If you’re still at the Pinyin level, try sticking to course readings and role-plays. The whole purpose of reading using Pinyin is to try and give you the extra boost you need to your pronunciation, anyway. Course readings and role-plays also tend to include vocabulary which you’ll actually find useful in your everyday life.
Most introductory oral courses will come with just the Pinyin. When they do come with Characters though, you can always ignore them and simply proceed with the Pinyin on its own.
Level 2: Begin!
Level 2: Pinyin and Characters
The second level of reading material for learners is the combination of Pinyin and Characters. This level takes things up a notch by introducing you to the basics of written Chinese and having you get more acquainted with its actual everyday writing system, whilst also keeping your head on the ground by providing you with the Pinyin you might need to pronounce it.
Don't worry too much about character overload though. It's true that Mandarin Chinese has over 50,000 Characters. However, no one really knows all of them. In fact, the average educated adult knows closer to 8,000 characters. That's a big difference. The highest level of the HSK test (the official Chinese language test for foreigners) requires just 6,000 characters.
Characters are important though. By this point, you’ll probably have started to notice that you’re struggling to understand sentences with just the Pinyin. This is because you’ve started to learn enough Chinese words that their sounds are now overlapping. Characters help draw a line between the different words and meanings.
The view from here is immense!
Pros and the Cons
You’re finally starting to learn actual Chinese characters! It feels great, doesn’t it? Of course, it’s a little harder, but that just means it’s worth it!
Probably one of the biggest cons at this stage (and a truly disheartening fact) is that there are over 50,000 characters out there. However, as we already said, to be properly fluent you only need 8,000. That's still a big number, but it's nowhere near 50,000.
Google "Pinyin and Characters" and you'll find a lot!
Where to Find It
There are also educational books which can be bought for this level of reader. They are available all over the place, even EBay has them. However, we highly recommend AVOIDING these if at all possible. At this point, reading material can be found easily (and for free) all over the internet.
Check out online learning resources such as The Chairman’s Bao for relevant news items. You’ll be accessing higher level Chinese and the articles are even leveled. If you’re a beginner, start with the beginner articles, those more advanced can even remove the Pinyin entirely.
Note: At this level, you might still struggle to get truly scintillating content. It’s out there, but it’s much rarer than scintillating Character only content.
Make sure to put in the time to learn individual characters as you go.
Make sure to put in the time and effort needed to learn individual characters outside of just reading. That means learning the basics of character construction, including radicals. There’s a lot of information out there on the net about this, just give it a Google.
We also recommend having a notebook dedicated to new characters which you encounter. This way, you’ll be able to write them up and come back to review them (that way you won’t forget, hopefully). Because you have the Pinyin though, you should be fine when it comes to actually pronouncing what you find.

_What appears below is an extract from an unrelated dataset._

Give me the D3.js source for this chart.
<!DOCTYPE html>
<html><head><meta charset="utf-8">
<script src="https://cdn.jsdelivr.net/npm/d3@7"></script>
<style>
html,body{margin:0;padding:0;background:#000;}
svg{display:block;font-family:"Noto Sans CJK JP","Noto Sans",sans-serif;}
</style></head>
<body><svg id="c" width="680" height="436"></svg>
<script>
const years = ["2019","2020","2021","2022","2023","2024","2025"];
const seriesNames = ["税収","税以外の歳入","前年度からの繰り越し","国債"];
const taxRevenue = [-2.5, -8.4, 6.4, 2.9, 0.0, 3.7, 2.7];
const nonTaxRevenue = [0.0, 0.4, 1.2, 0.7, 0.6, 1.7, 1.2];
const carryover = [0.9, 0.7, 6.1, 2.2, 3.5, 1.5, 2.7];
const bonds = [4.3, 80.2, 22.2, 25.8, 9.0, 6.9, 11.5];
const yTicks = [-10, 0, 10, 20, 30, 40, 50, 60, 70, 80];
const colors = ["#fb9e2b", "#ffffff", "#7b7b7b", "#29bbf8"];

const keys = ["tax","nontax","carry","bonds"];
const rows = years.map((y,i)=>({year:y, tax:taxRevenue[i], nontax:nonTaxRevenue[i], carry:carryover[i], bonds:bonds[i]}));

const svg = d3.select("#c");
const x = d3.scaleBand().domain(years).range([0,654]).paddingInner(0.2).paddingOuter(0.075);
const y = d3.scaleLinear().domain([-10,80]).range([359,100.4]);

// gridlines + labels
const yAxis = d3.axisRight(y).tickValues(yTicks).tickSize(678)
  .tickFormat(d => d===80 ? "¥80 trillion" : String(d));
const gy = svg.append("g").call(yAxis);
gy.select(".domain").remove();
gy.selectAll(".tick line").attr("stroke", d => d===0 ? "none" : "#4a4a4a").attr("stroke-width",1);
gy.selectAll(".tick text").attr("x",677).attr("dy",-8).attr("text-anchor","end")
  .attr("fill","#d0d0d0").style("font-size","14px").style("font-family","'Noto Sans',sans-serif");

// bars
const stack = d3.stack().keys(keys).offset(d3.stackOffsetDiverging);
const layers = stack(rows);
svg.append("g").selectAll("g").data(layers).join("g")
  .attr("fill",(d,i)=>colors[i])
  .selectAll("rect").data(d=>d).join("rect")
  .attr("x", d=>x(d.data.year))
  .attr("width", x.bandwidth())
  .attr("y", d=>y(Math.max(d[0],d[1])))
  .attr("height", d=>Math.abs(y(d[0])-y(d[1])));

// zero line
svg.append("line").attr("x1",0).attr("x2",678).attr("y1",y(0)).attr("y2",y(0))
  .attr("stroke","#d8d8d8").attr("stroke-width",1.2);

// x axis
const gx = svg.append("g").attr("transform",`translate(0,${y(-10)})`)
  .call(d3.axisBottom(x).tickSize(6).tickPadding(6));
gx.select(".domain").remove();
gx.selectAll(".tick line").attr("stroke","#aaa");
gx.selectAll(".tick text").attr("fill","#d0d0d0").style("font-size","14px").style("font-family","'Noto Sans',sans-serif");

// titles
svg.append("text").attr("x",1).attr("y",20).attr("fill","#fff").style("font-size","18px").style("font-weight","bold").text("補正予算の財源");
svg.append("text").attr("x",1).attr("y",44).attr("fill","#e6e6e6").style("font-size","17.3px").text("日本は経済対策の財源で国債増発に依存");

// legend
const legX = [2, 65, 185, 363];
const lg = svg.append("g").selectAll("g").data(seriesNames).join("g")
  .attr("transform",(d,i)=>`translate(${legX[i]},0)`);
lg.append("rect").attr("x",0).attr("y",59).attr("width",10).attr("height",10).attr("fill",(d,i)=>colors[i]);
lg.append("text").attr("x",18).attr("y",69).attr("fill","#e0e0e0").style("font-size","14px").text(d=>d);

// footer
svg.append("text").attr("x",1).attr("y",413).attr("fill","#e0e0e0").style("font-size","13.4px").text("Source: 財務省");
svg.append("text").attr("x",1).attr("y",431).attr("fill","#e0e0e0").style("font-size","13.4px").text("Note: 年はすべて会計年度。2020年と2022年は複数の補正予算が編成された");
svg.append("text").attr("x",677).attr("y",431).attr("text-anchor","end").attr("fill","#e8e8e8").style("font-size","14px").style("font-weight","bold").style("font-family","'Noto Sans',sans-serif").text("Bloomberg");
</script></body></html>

You're finally playing the real game
Level 3: Characters Only
You’ve made it to the final level of Chinese reading: Characters only. Despite sounding as though you’re about to read stories without much in the way of storyline, this stage is actually all about learning the 'flow' of Chinese.

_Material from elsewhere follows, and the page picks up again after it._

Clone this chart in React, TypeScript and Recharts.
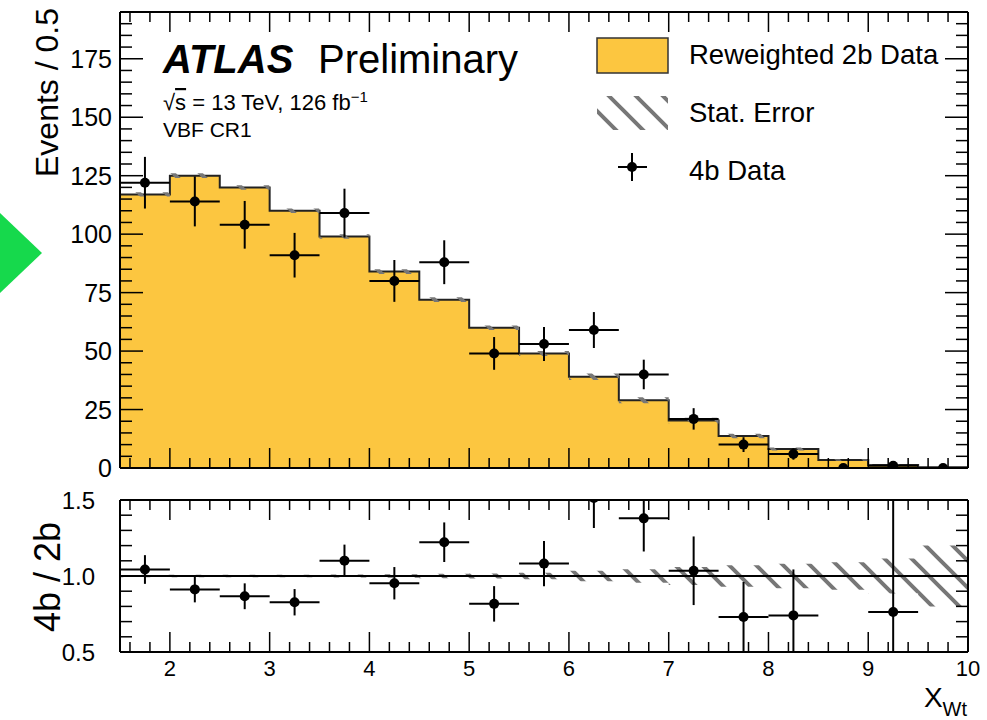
import React from "react";
import { ComposedChart, Area, Scatter, ErrorBar, XAxis, YAxis, ReferenceLine } from "recharts";

// histogram binning (X_Wt, 0.5 wide bins)
const binEdges = [1.5, 2, 2.5, 3, 3.5, 4, 4.5, 5, 5.5, 6, 6.5, 7, 7.5, 8, 8.5, 9, 9.5, 10];
// reweighted 2b data per bin
const reweighted2b = [117, 125, 120, 110, 99, 84, 72, 60, 49, 39, 29, 20.3, 13.7, 8.1, 3.4, 1.31, 0.3];
// 4b data counts per bin
const counts4b = [122, 114, 104, 91, 109, 80, 88, 49, 53, 59, 40, 21, 10, 6, 0, 1, 0];
// relative stat. error of the 2b prediction
const statRelErr = [0.008, 0.008, 0.008, 0.009, 0.01, 0.012, 0.014, 0.016, 0.022, 0.035, 0.045, 0.06, 0.07, 0.08, 0.09, 0.115, 0.2];

// ticks
const xTicks = [1.6, 1.8, 2, 2.2, 2.4, 2.6, 2.8, 3, 3.2, 3.4, 3.6, 3.8, 4, 4.2, 4.4, 4.6, 4.8, 5, 5.2, 5.4, 5.6, 5.8, 6, 6.2, 6.4, 6.6, 6.8, 7, 7.2, 7.4, 7.6, 7.8, 8, 8.2, 8.4, 8.6, 8.8, 9, 9.2, 9.4, 9.6, 9.8, 10];
const xLabels = [2, 3, 4, 5, 6, 7, 8, 9, 10];
const topYTicks = [0, 5, 10, 15, 20, 25, 30, 35, 40, 45, 50, 55, 60, 65, 70, 75, 80, 85, 90, 95, 100, 105, 110, 115, 120, 125, 130, 135, 140, 145, 150, 155, 160, 165, 170, 175, 180, 185, 190];
const topYLabels = [0, 25, 50, 75, 100, 125, 150, 175];
const ratioYTicks = [0.5, 0.6, 0.7, 0.8, 0.9, 1.0, 1.1, 1.2, 1.3, 1.4, 1.5];
const ratioYLabels = [0.5, 1.0, 1.5];

const FONT = '"Liberation Sans", Arial, Helvetica, sans-serif';
const FILL = "#fcc640";
const HATCH = "#777";
const RATIO_MIN = 0.5;
const RATIO_MAX = 1.5;

const nBins = reweighted2b.length;
const centers = binEdges.slice(0, -1).map((e, i) => (e + binEdges[i + 1]) / 2);

const histData = binEdges.map((x, i) => {
  const k = Math.min(i, nBins - 1);
  const v = reweighted2b[k];
  const r = statRelErr[k];
  return { x, y: v, band: [v * (1 - r), v * (1 + r)], ratioBand: [1 - r, 1 + r] };
});

const points4b = centers.map((x, i) => ({ x, y: counts4b[i], ex: 0.25, ey: Math.sqrt(counts4b[i]) }));

// ratio points; error bars are cut at the panel edges like the frame clips them
const ratioPoints = centers
  .map((x, i) => {
    const n = counts4b[i];
    const y = n / reweighted2b[i];
    const err = Math.sqrt(n) / reweighted2b[i];
    const lo = Math.max(y - err, RATIO_MIN);
    const hi = Math.min(y + err, RATIO_MAX);
    const inside = y <= RATIO_MAX && y >= RATIO_MIN;
    return { x, y, n, ex: inside ? 0.25 : 0, ey: [y - lo, hi - y] };
  })
  .filter((d) => d.n > 0);

const near = (a: number, list: number[]) => list.some((b) => Math.abs(a - b) < 1e-6);
const isInt = (v: number) => Math.abs(v - Math.round(v)) < 1e-6;

function XTick(props: any) {
  const { x, y, payload, side, labels } = props;
  const v = payload.value;
  const major = isInt(v);
  const len = major ? 20 : 10;
  const dir = side === "bottom" ? -1 : 1;
  return (
    <g>
      <line x1={x} x2={x} y1={y} y2={y + dir * len} stroke="#000" strokeWidth={1.5} />
      {labels && near(v, xLabels) ? (
        <text x={x} y={y + 24} textAnchor="middle" fontSize={22} fontFamily={FONT} fill="#000">
          {v}
        </text>
      ) : null}
    </g>
  );
}

function YTick(props: any) {
  const { x, y, payload, side, majors, labels, majorLen, minorLen, gap, digits, fontSize } = props;
  const v = payload.value;
  const major = near(v, majors);
  const len = major ? majorLen : minorLen;
  const dir = side === "left" ? 1 : -1;
  return (
    <g>
      <line x1={x} x2={x + dir * len} y1={y} y2={y} stroke="#000" strokeWidth={1.5} />
      {side === "left" && near(v, labels) ? (
        <text x={x - gap} y={y} dy="0.36em" textAnchor="end" fontSize={fontSize} fontFamily={FONT} fill="#000">
          {digits ? v.toFixed(digits) : v}
        </text>
      ) : null}
    </g>
  );
}

const hatchPath = (s: number) => `M-3,-3 L${s + 3},${s + 3} M-3,${s - 3} L3,${s + 3} M${s - 3},-3 L${s + 3},3`;

function Hatch({ id }: { id: string }) {
  return (
    <pattern id={id} patternUnits="userSpaceOnUse" width={27} height={27}>
      <path d={hatchPath(27)} stroke={HATCH} strokeWidth={4} fill="none" />
    </pattern>
  );
}

const axisLine = { stroke: "#000", strokeWidth: 2 };

function Dot(p: any) {
  return <circle cx={p.cx} cy={p.cy} r={5} fill="#000" />;
}

export default function App() {
  return (
    <div style={{ position: "absolute", left: 0, top: 0, width: 987, height: 720, background: "#fff", fontFamily: FONT }}>
      {/* main panel: plot area x 120..968, y 12..468 */}
      <div style={{ position: "absolute", left: 0, top: 0 }}>
        <ComposedChart width={987} height={496} margin={{ top: 11, right: 18, left: 119, bottom: 27 }}>
          <defs>
            <Hatch id="hatchTop" />
          </defs>
          <XAxis dataKey="x" type="number" domain={[1.5, 10]} allowDataOverflow ticks={xTicks} interval={0}
            height={1} tickSize={0} tickMargin={0} axisLine={axisLine}
            tick={<XTick side="bottom" />} />
          <XAxis xAxisId="top" orientation="top" dataKey="x" type="number" domain={[1.5, 10]} allowDataOverflow ticks={xTicks} interval={0}
            height={1} tickSize={0} tickMargin={0} axisLine={axisLine}
            tick={<XTick side="top" />} />
          <YAxis type="number" domain={[0, 195]} allowDataOverflow ticks={topYTicks} interval={0}
            width={1} tickSize={0} tickMargin={0} axisLine={axisLine}
            tick={<YTick side="left" majors={topYLabels} labels={topYLabels} majorLen={23} minorLen={12} gap={8} fontSize={25} />} />
          <YAxis yAxisId="right" orientation="right" type="number" domain={[0, 195]} allowDataOverflow ticks={topYTicks} interval={0}
            width={1} tickSize={0} tickMargin={0} axisLine={axisLine}
            tick={<YTick side="right" majors={topYLabels} labels={[]} majorLen={23} minorLen={12} gap={8} />} />
          <Area data={histData} dataKey="y" type="stepAfter" fill={FILL} fillOpacity={1} stroke="#222" strokeWidth={2}
            isAnimationActive={false} dot={false} activeDot={false} />
          <Area data={histData} dataKey="band" type="stepAfter" fill="url(#hatchTop)" fillOpacity={1} stroke="none"
            isAnimationActive={false} dot={false} activeDot={false} />
          <Scatter data={points4b} dataKey="y" shape={Dot} isAnimationActive={false}>
            <ErrorBar dataKey="ey" direction="y" width={0} stroke="#000" strokeWidth={2} />
            <ErrorBar dataKey="ex" direction="x" width={0} stroke="#000" strokeWidth={2} />
          </Scatter>
        </ComposedChart>
      </div>

      {/* ratio panel: plot area x 120..968, y 500..652 */}
      <div style={{ position: "absolute", left: 0, top: 484 }}>
        <ComposedChart width={987} height={236} margin={{ top: 15, right: 18, left: 119, bottom: 67 }}>
          <defs>
            <Hatch id="hatchRatio" />
          </defs>
          <XAxis dataKey="x" type="number" domain={[1.5, 10]} allowDataOverflow ticks={xTicks} interval={0}
            height={1} tickSize={0} tickMargin={0} axisLine={axisLine}
            tick={<XTick side="bottom" labels />} />
          <XAxis xAxisId="top" orientation="top" dataKey="x" type="number" domain={[1.5, 10]} allowDataOverflow ticks={xTicks} interval={0}
            height={1} tickSize={0} tickMargin={0} axisLine={axisLine}
            tick={<XTick side="top" />} />
          <YAxis type="number" domain={[RATIO_MIN, RATIO_MAX]} allowDataOverflow ticks={ratioYTicks} interval={0}
            width={1} tickSize={0} tickMargin={0} axisLine={axisLine}
            tick={<YTick side="left" majors={ratioYLabels} labels={ratioYLabels} majorLen={23} minorLen={12} gap={25} digits={1} fontSize={24} />} />
          <YAxis yAxisId="right" orientation="right" type="number" domain={[RATIO_MIN, RATIO_MAX]} allowDataOverflow ticks={ratioYTicks} interval={0}
            width={1} tickSize={0} tickMargin={0} axisLine={axisLine}
            tick={<YTick side="right" majors={ratioYLabels} labels={[]} majorLen={23} minorLen={12} gap={25} />} />
          <Area data={histData} dataKey="ratioBand" type="stepAfter" fill="url(#hatchRatio)" fillOpacity={1} stroke="none"
            isAnimationActive={false} dot={false} activeDot={false} />
          <ReferenceLine y={1} stroke="#000" strokeWidth={2} />
          <Scatter data={ratioPoints} dataKey="y" shape={Dot} isAnimationActive={false}>
            <ErrorBar dataKey="ey" direction="y" width={0} stroke="#000" strokeWidth={2} />
            <ErrorBar dataKey="ex" direction="x" width={0} stroke="#000" strokeWidth={2} />
          </Scatter>
        </ComposedChart>
      </div>

      {/* titles, labels and legend */}
      <svg width={987} height={720} style={{ position: "absolute", left: 0, top: 0, pointerEvents: "none" }} fontFamily={FONT}>
        <defs>
          <Hatch id="hatchLegend" />
        </defs>
        <polygon points="0,213 42,253 0,293" fill="#16d94c" />
        <text transform="translate(58,8) rotate(-90)" textAnchor="end" fontSize={32} fill="#000">Events / 0.5</text>
        <text transform="translate(60,577) rotate(-90)" textAnchor="middle" fontSize={36} fill="#000">4b / 2b</text>

        <text x={163} y={73} fontSize={40} fontWeight="bold" fontStyle="italic" fill="#000">ATLAS</text>
        <text x={318} y={73} fontSize={40} fill="#000">Preliminary</text>
        <text x={163} y={110} fontSize={22} fill="#000">
          √<tspan style={{ textDecoration: "overline" }}>s</tspan> = 13 TeV, 126 fb<tspan fontSize={15} dy={-8}>−1</tspan>
        </text>
        <text x={163} y={137} fontSize={21} fill="#000">VBF CR1</text>

        <rect x={597} y={38} width={71} height={35} fill={FILL} stroke="#333" strokeWidth={1.5} />
        <text x={689} y={64} fontSize={27.5} fill="#000">Reweighted 2b Data</text>
        <rect x={597} y={96} width={71} height={34} fill="url(#hatchLegend)" />
        <text x={689} y={122} fontSize={27.5} fill="#000">Stat. Error</text>
        <line x1={618} x2={647} y1={167} y2={167} stroke="#000" strokeWidth={2} />
        <line x1={632} x2={632} y1={153} y2={181} stroke="#000" strokeWidth={2} />
        <circle cx={632} cy={167} r={5} fill="#000" />
        <text x={689} y={180} fontSize={27.5} fill="#000">4b Data</text>

        <text x={967} y={707} textAnchor="end" fontSize={28} fill="#000">
          X<tspan fontSize={20} dy={9}>Wt</tspan>
        </text>
      </svg>
    </div>
  );
}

"Characters only" is probably going to take you a while to reach. The material is more complex, is known to sometimes deal with concepts which are a little more esoteric, and will almost definitely come with some characters you have never come across before. There are 50,000 characters though, so it shouldn't really come as a surprise.
The point is, by the time you reach level 3, you should be well on your way to developing a more advanced Chinese reading level. Instead of checking each individual character, you should be able to start getting a feel for how Chinese texts 'flow' to a reader. No longer is the dictionary your best friend, now your already Chinese-capable mind is.
A broken roof from too many books can be expensive to fix.
Pros and the Cons
The biggest pro is that you’re now open to reading basically anything which is written in Chinese. The biggest con is the same thing. With so much material, and so many different topics to cover, your access to new words, concepts and ideas is going to go through the roof. Literally, if you invest in too many physical books (that's why we recommend the internet).
Writing is everywhere.
Where to Find It
It’s as though the training wheels have come off and suddenly, you realize that there’s a whole wide world out there for you to cycle through. It’s an incredible feeling, but at the same time, you just don’t know where to direct your front wheel.
Well, it depends on what you’re interested in (said every motivational language teacher ever). Unfortunately, this is true. There is a huge wealth of information out there. China is a country of 1.3 billion people (and counting) and a lot of them like to write stuff down; especially on the internet.
We're going to start by recommending a bit of good old fashioned online forums. You may have remembered our previous article Chinese Internet Slang 101. That article contains a lot of places for getting involved (or just becoming an online creeper) with Chinese Social Media. Check it out.
For those looking for something a bit more grounded in reality, a lot of news agencies come with a Chinese version these days. For instance, the New York Times has a version which contains articles in solely Chinese. There is also a link to the English version of the site, so you can see how it compares (Note, not all of the content is the same). The BBC also has a Chinese version. They even include some videos in their content as well, so you can work on your listening skills at the same time.
Our final recommendation for you.
A good hint for those looking to study texts with only characters is to use some form of digital dictionary such as Pleco. On Pleco, you can draw out any characters which you don’t know yourself, and it will give you the Pinyin and meaning. This is better than using a translation service like Google Translate because it gives you more than just a single meaning and lets you split the text into individual words.
To Sum Up
Don't rush through the stages. Take your time, relish what you meet along the way, and pick up confidence before you go charging into level 3's "Characters only". Whilst it may seem like something you want to get done as quickly as possible, if you get there too early and you end up having to check almost every word you come across, it can become very disheartening.